Things I Will Not Judge Another Mother About
- Whether you breastfeed your six-year-old
- Or never breastfed at all because formula just seems less gross than attaching a miniature person to your boob
- What your baby’s hair looks like (looking at you Beyonce)
- Whether you circumcised your son
- How clean your kids are
- How clean your house is
- How stained your clothes are
- Whether you are a stay-at-home mom or work outside the home
- What kind of birth you had. The fact is you no longer have a human inside of you so kudos to you.
- How much unmicrowaved deli meat you ate while pregnant
- How much television you let your kid watch (or computers or video games)
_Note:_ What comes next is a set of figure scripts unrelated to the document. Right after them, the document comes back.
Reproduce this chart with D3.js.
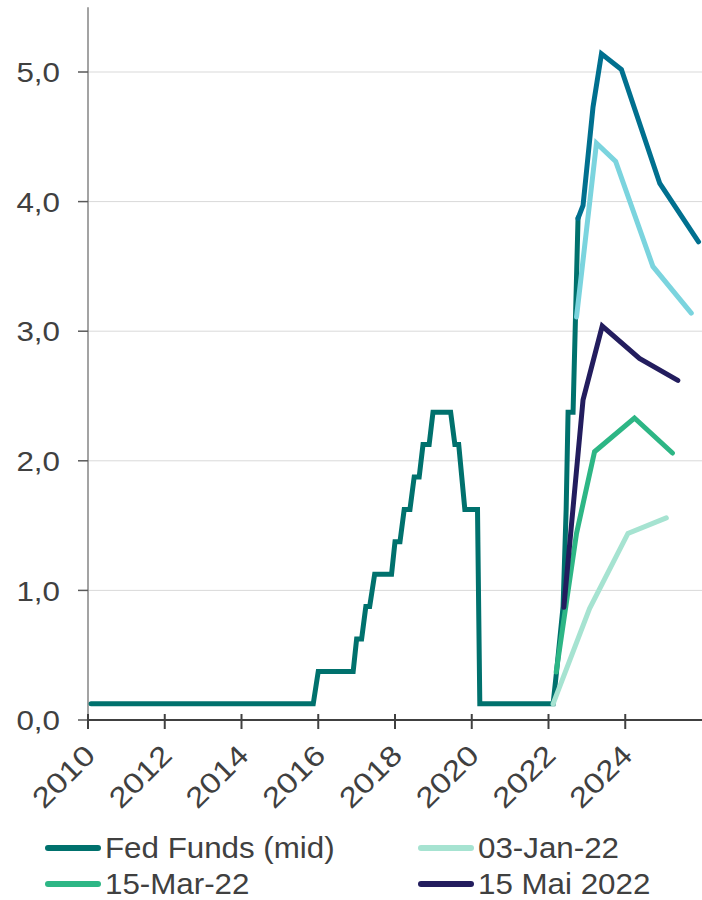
<!DOCTYPE html>
<html>
<head>
<meta charset="utf-8">
<script src="https://cdn.jsdelivr.net/npm/d3@7"></script>
<style>
  html, body { margin: 0; padding: 0; background: #fff; }
  svg { display: block; font-family: "Liberation Sans", Arial, sans-serif; }
</style>
</head>
<body>
<svg id="chart" width="702" height="900"></svg>
<script>
// [decimal year, rate in %]
const fedFunds = [
  [2010.08, 0.125], [2015.87, 0.125], [2016.0, 0.375], [2016.91, 0.375], [2017.0, 0.625],
  [2017.13, 0.625], [2017.24, 0.875], [2017.34, 0.875], [2017.47, 1.125], [2017.91, 1.125],
  [2018.0, 1.375], [2018.13, 1.375], [2018.24, 1.625], [2018.39, 1.625], [2018.5, 1.875],
  [2018.63, 1.875], [2018.73, 2.125], [2018.89, 2.125], [2018.99, 2.375], [2019.45, 2.375],
  [2019.56, 2.125], [2019.66, 2.125], [2019.82, 1.625], [2020.15, 1.625], [2020.21, 0.125],
  [2022.12, 0.125], [2022.21, 0.375], [2022.38, 0.875], [2022.46, 1.625], [2022.51, 2.375],
  [2022.64, 2.375], [2022.77, 3.875]
]
const jan22 = [[2022.12, 0.125], [2023.07, 0.86], [2024.07, 1.44], [2025.07, 1.56]]
const mar22 = [[2022.2, 0.37], [2022.73, 1.44], [2023.2, 2.07], [2024.24, 2.33], [2025.23, 2.06]]
const mai22 = [[2022.4, 0.87], [2022.9, 2.47], [2023.4, 3.04], [2024.37, 2.79], [2025.37, 2.62]]
const sep22 = [[2022.73, 3.11], [2023.25, 4.45], [2023.75, 4.31], [2024.72, 3.5], [2025.72, 3.14]]
const nov22 = [[2022.77, 3.87], [2022.9, 3.97], [2023.16, 4.73], [2023.38, 5.14], [2023.9, 5.02], [2024.9, 4.14], [2025.91, 3.69]]

const xTicks = [2010, 2012, 2014, 2016, 2018, 2020, 2022, 2024]
const yTicks = [0, 1, 2, 3, 4, 5]

const series = [
  { name: "Fed Funds (mid)", data: fedFunds, color: "#00716d", legend: true },
  { name: "03-Jan-22", data: jan22, color: "#a6e3d1", legend: true },
  { name: "15-Mar-22", data: mar22, color: "#2db685", legend: true },
  { name: "15 Mai 2022", data: mai22, color: "#231d5e", legend: true },
  { name: "Sep-22", data: sep22, color: "#7bd4de", legend: false },
  { name: "Nov-22", data: nov22, color: "#00708f", legend: false }
]

const svg = d3.select("#chart")
const x = d3.scaleLinear().domain([2010, 2026]).range([88, 702])
const y = d3.scaleLinear().domain([0, 5.5]).range([720, 7.2])
const fmt = d3.formatLocale({ decimal: ",", thousands: ".", grouping: [3], currency: ["", "€"] }).format(".1f")

// gridlines
svg.append("g").selectAll("line").data(yTicks.filter((d) => d > 0)).enter().append("line")
  .attr("x1", x(2010)).attr("x2", 702).attr("y1", (d) => y(d)).attr("y2", (d) => y(d))
  .attr("stroke", "#d9d9d9").attr("stroke-width", 1)

// y axis
svg.append("line").attr("x1", x(2010)).attr("x2", x(2010)).attr("y1", y(5.5)).attr("y2", y(0))
  .attr("stroke", "#858585").attr("stroke-width", 1.5)
svg.append("g").selectAll("line").data(yTicks).enter().append("line")
  .attr("x1", x(2010) - 10).attr("x2", x(2010)).attr("y1", (d) => y(d)).attr("y2", (d) => y(d))
  .attr("stroke", "#595959").attr("stroke-width", 1.5)
// the source chart's text is a little wider than plain Arial, hence the scaleX
svg.append("g").selectAll("text").data(yTicks).enter().append("text")
  .attr("transform", (d) => `translate(60,${y(d)}) scale(1.1,1)`)
  .attr("dy", "0.36em").attr("text-anchor", "end")
  .attr("font-size", 28.5).attr("fill", "#404040").text((d) => fmt(d))

// x axis
svg.append("line").attr("x1", x(2010)).attr("x2", 702).attr("y1", y(0)).attr("y2", y(0))
  .attr("stroke", "#404040").attr("stroke-width", 2)
svg.append("g").selectAll("line").data(xTicks).enter().append("line")
  .attr("x1", (d) => x(d)).attr("x2", (d) => x(d)).attr("y1", y(0) - 6).attr("y2", y(0) + 9)
  .attr("stroke", "#404040").attr("stroke-width", 2)
svg.append("g").selectAll("text").data(xTicks).enter().append("text")
  .attr("transform", (d) => `translate(${x(d) + 9},${y(0) + 37}) rotate(-45) scale(1.18,1)`)
  .attr("text-anchor", "end").attr("font-size", 28.5).attr("fill", "#404040").text((d) => d)

// lines
const line = d3.line().x((d) => x(d[0])).y((d) => y(d[1]))
svg.append("g").selectAll("path").data(series).enter().append("path")
  .attr("d", (d) => line(d.data)).attr("fill", "none").attr("stroke", (d) => d.color)
  .attr("stroke-width", 5).attr("stroke-linecap", "round").attr("stroke-linejoin", "miter")

// legend
const legendItems = series.filter((s) => s.legend)
const lg = svg.append("g").selectAll("g").data(legendItems).enter().append("g")
  .attr("transform", (d, i) => `translate(${i % 2 === 0 ? 48 : 421},${i < 2 ? 848 : 884})`)
lg.append("line").attr("x1", 0).attr("x2", 50).attr("y1", 0).attr("y2", 0)
  .attr("stroke", (d) => d.color).attr("stroke-width", 6).attr("stroke-linecap", "round")
lg.append("text").attr("transform", "translate(57,0) scale(1.08,1)").attr("dy", "0.35em")
  .attr("font-size", 29).attr("fill", "#404040").text((d) => d.name)
</script>
</body>
</html>
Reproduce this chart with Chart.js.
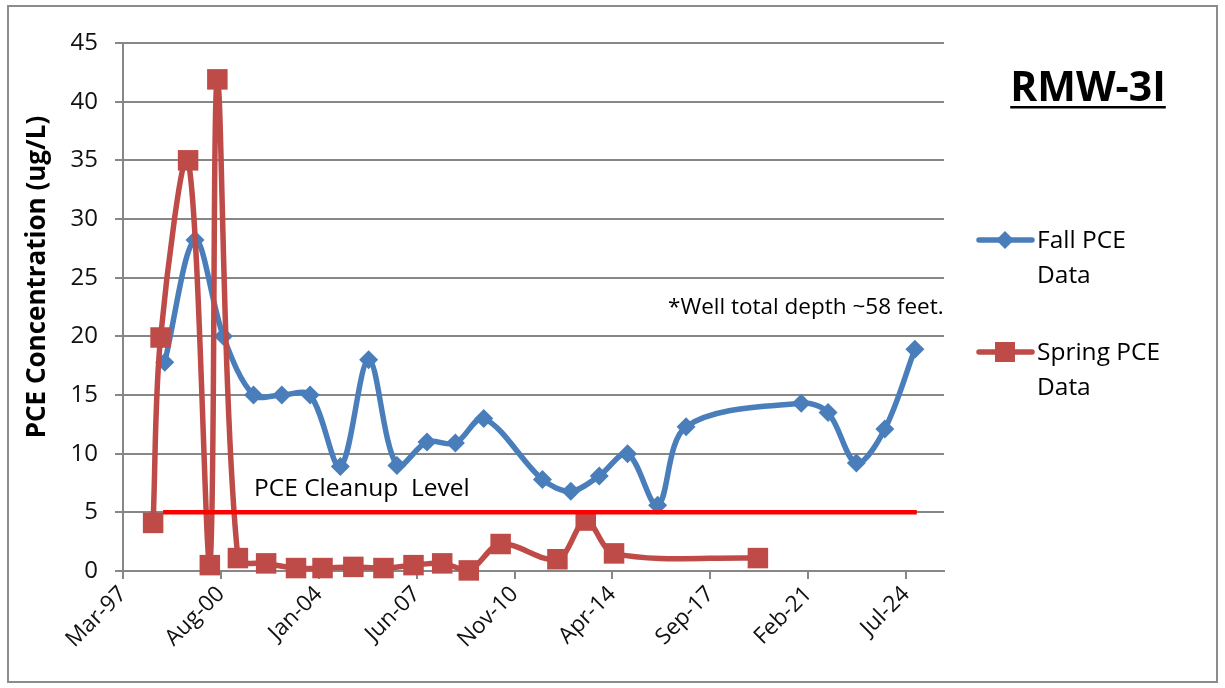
<!DOCTYPE html>
<html>
<head>
<meta charset="utf-8">
<title>RMW-3I</title>
<script src="https://cdn.jsdelivr.net/npm/chart.js@4.4.1/dist/chart.umd.min.js"></script>
<style>
  html, body { margin: 0; padding: 0; background: #fff; }
  #wrap { width: 1225px; height: 688px; position: relative; }
</style>
</head>
<body>
<div id="wrap"><canvas id="chart" width="1225" height="688"></canvas></div>
<script>
// Fall samples (blue diamonds)
const fallDates = ['1998-08-15', '1999-09-05', '2000-09-01', '2001-09-20', '2002-09-16', '2003-09-12',
  '2004-10-01', '2005-09-27', '2006-09-23', '2007-10-11', '2008-10-07', '2009-10-04', '2011-10-22',
  '2012-10-18', '2013-10-15', '2014-10-11', '2015-10-30', '2016-10-26', '2020-11-03', '2021-10-11',
  '2022-10-07', '2023-10-04', '2024-10-22'];
const fallValues = [17.8, 28.2, 20.0, 15.0, 15.0, 15.0, 8.9, 18.0, 9.0, 11.0, 10.9, 13.0, 7.8,
  6.8, 8.1, 10.0, 5.6, 12.3, 14.3, 13.5, 9.2, 12.1, 18.9];

// Spring samples (red squares)
const springDates = ['1998-03-20', '1998-06-23', '1999-06-09', '2000-03-12', '2000-06-16', '2001-03-05',
  '2002-02-28', '2003-03-16', '2004-02-17', '2005-03-16', '2006-04-04', '2007-04-22', '2008-04-22',
  '2009-03-27', '2010-05-07', '2012-04-30', '2013-04-26', '2014-04-22', '2019-04-30'];
const springValues = [4.1, 19.9, 35.0, 0.5, 41.9, 1.1, 0.65, 0.25, 0.25, 0.35, 0.25, 0.5, 0.65,
  0.05, 2.3, 1.0, 4.3, 1.5, 1.1];

// cleanup level line
const cleanupDates = ['1998-07-25', '2024-11-15'];
const cleanupValues = [5, 5];

// x axis
const tickDates = ['1997-03-01', '2000-08-01', '2004-01-01', '2007-06-01', '2010-11-01',
  '2014-04-01', '2017-09-01', '2021-02-01', '2024-07-01'];
const tickLabels = ['Mar-97', 'Aug-00', 'Jan-04', 'Jun-07', 'Nov-10', 'Apr-14', 'Sep-17', 'Feb-21', 'Jul-24'];
const xMin = '1997-03-01';
const xMax = '2025-10-28';

const FONT = '"Open Sans", "Noto Sans", sans-serif';
const BLUE = '#4A7EBB';
const RED = '#BE4B48';
const GRID = '#878787';

const toXY = (dates, values) => dates.map((d, i) => ({ x: Date.parse(d), y: values[i] }));

function diamond(ctx, x, y, r) {
  ctx.beginPath();
  ctx.moveTo(x, y - r); ctx.lineTo(x + r, y); ctx.lineTo(x, y + r); ctx.lineTo(x - r, y);
  ctx.closePath(); ctx.fill();
}

// frame, titles, notes and legend
const decor = {
  id: 'decor',
  afterDraw(chart) {
    const ctx = chart.ctx;
    ctx.save();

    ctx.strokeStyle = '#8c8c8c';
    ctx.lineWidth = 2;
    ctx.strokeRect(8, 6, 1209, 676);

    ctx.fillStyle = '#000';
    // y axis title
    ctx.save();
    ctx.translate(38, 277);
    ctx.rotate(-Math.PI / 2);
    ctx.font = 'bold 26px ' + FONT;
    ctx.textAlign = 'center';
    ctx.textBaseline = 'middle';
    ctx.fillText('PCE Concentration (ug/L)', 0, 0);
    ctx.restore();

    // well name
    ctx.font = 'bold 41px ' + FONT;
    ctx.textAlign = 'center';
    ctx.textBaseline = 'alphabetic';
    ctx.fillText('RMW-3I', 1088, 101);
    const tw = ctx.measureText('RMW-3I').width;
    ctx.fillRect(1088 - tw / 2, 106, tw, 2.5);

    // notes
    ctx.textAlign = 'left';
    ctx.font = '22.5px ' + FONT;
    ctx.fillText('*Well total depth ~58 feet.', 668, 314);
    ctx.font = '24.5px ' + FONT;
    ctx.fillText('PCE Cleanup  Level', 254, 496);

    // legend
    const items = [
      { color: BLUE, y: 240, lines: ['Fall PCE', 'Data'], mark: 'diamond' },
      { color: RED, y: 352, lines: ['Spring PCE', 'Data'], mark: 'square' }
    ];
    items.forEach(it => {
      ctx.strokeStyle = it.color;
      ctx.fillStyle = it.color;
      ctx.lineWidth = 5.5;
      ctx.lineCap = 'round';
      ctx.beginPath();
      ctx.moveTo(979, it.y); ctx.lineTo(1032, it.y);
      ctx.stroke();
      if (it.mark === 'diamond') diamond(ctx, 1005, it.y, 9);
      else ctx.fillRect(995, it.y - 10, 20, 20);
      ctx.fillStyle = '#000';
      ctx.font = '24.5px ' + FONT;
      ctx.textBaseline = 'middle';
      it.lines.forEach((t, i) => ctx.fillText(t, 1037, it.y + 1 + i * 35));
    });

    ctx.restore();
  }
};

new Chart(document.getElementById('chart'), {
  type: 'line',
  data: {
    datasets: [
      {
        label: 'PCE Cleanup Level',
        data: toXY(cleanupDates, cleanupValues),
        borderColor: '#FF0000',
        borderWidth: 4.5,
        pointRadius: 0,
        tension: 0,
        order: 1
      },
      {
        label: 'Spring PCE Data',
        data: toXY(springDates, springValues),
        borderColor: RED,
        backgroundColor: RED,
        borderWidth: 5.5,
        pointStyle: 'rect',
        pointRadius: 14.5,
        pointBorderWidth: 0,
        tension: 0.33,
        clip: false,
        order: 2
      },
      {
        label: 'Fall PCE Data',
        data: toXY(fallDates, fallValues),
        borderColor: BLUE,
        backgroundColor: BLUE,
        borderWidth: 5.5,
        pointStyle: 'rectRot',
        pointRadius: 9.5,
        pointBorderWidth: 0,
        tension: 0.33,
        clip: false,
        order: 3
      }
    ]
  },
  options: {
    responsive: false,
    animation: false,
    events: [],
    layout: { padding: { top: 43, right: 281, left: 0, bottom: 0 } },
    plugins: { legend: { display: false }, tooltip: { enabled: false } },
    scales: {
      x: {
        type: 'linear',
        min: Date.parse(xMin),
        max: Date.parse(xMax),
        afterBuildTicks: s => { s.ticks = tickDates.map(d => ({ value: Date.parse(d) })); },
        afterFit: s => { s.height = 117; },
        grid: { drawOnChartArea: false, drawTicks: true, tickLength: 8, color: GRID, lineWidth: 2 },
        border: { display: true, color: GRID, width: 2 },
        ticks: {
          autoSkip: false,
          minRotation: 45,
          maxRotation: 45,
          padding: 2,
          color: '#111',
          font: { family: FONT, size: 22.5 },
          callback: (v, i) => tickLabels[i]
        }
      },
      y: {
        min: 0,
        max: 45,
        afterFit: s => { s.width = 123; },
        grid: { color: GRID, lineWidth: 2, tickLength: 8 },
        border: { display: true, color: GRID, width: 2 },
        ticks: {
          stepSize: 5,
          padding: 17,
          color: '#111',
          font: { family: FONT, size: 24 }
        }
      }
    }
  },
  plugins: [decor]
});
</script>
</body>
</html>
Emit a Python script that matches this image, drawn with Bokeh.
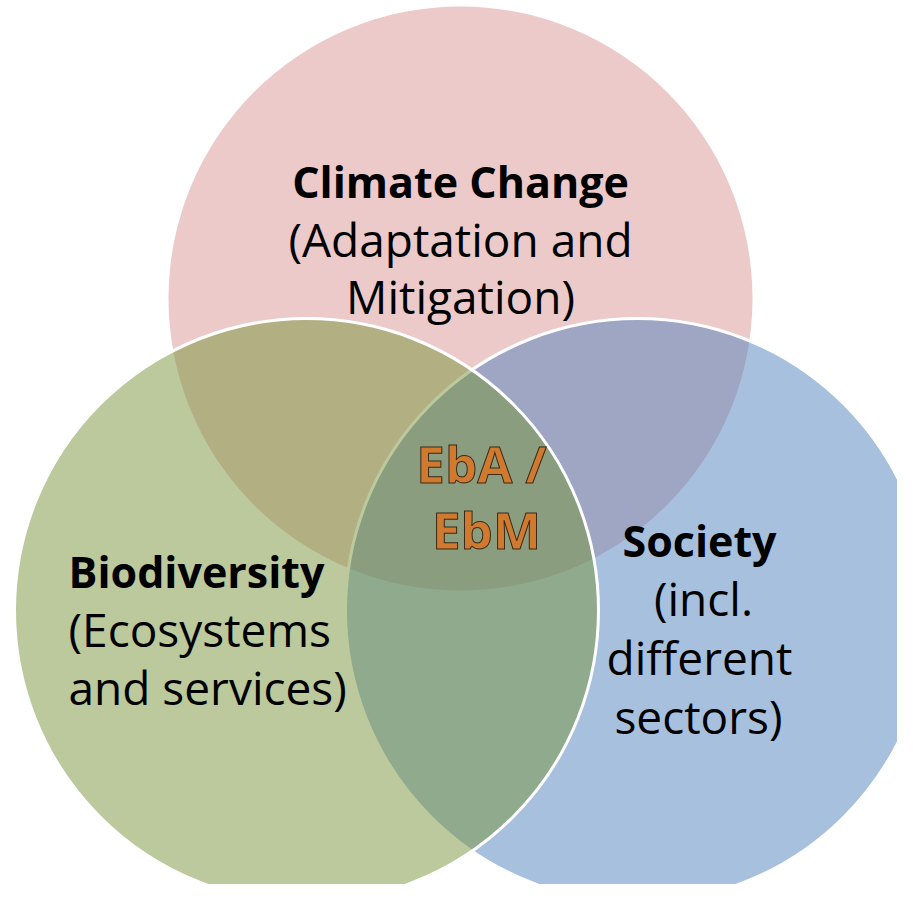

- Whether you share a bed with your kids or they have their own rooms. Or their own houses.
- Your stance on childhood vaccination
- Whether your kid is a brat or hyper or not a good listener. I get it. There’s only so much you can do. They are their own annoying little people.
- How much junk food you give your kid
- Whether you spend your whole trip to the park on your cell phone
- If you sometimes give your kids ice cream for breakfast. I mean, it does have dairy in it so it’s kind of healthy right?
Things I WILL Judge Another Mother About
- Whether you’re skinnier and/or prettier than me. I don’t care how hard you worked to look like that. That shit is just unacceptable.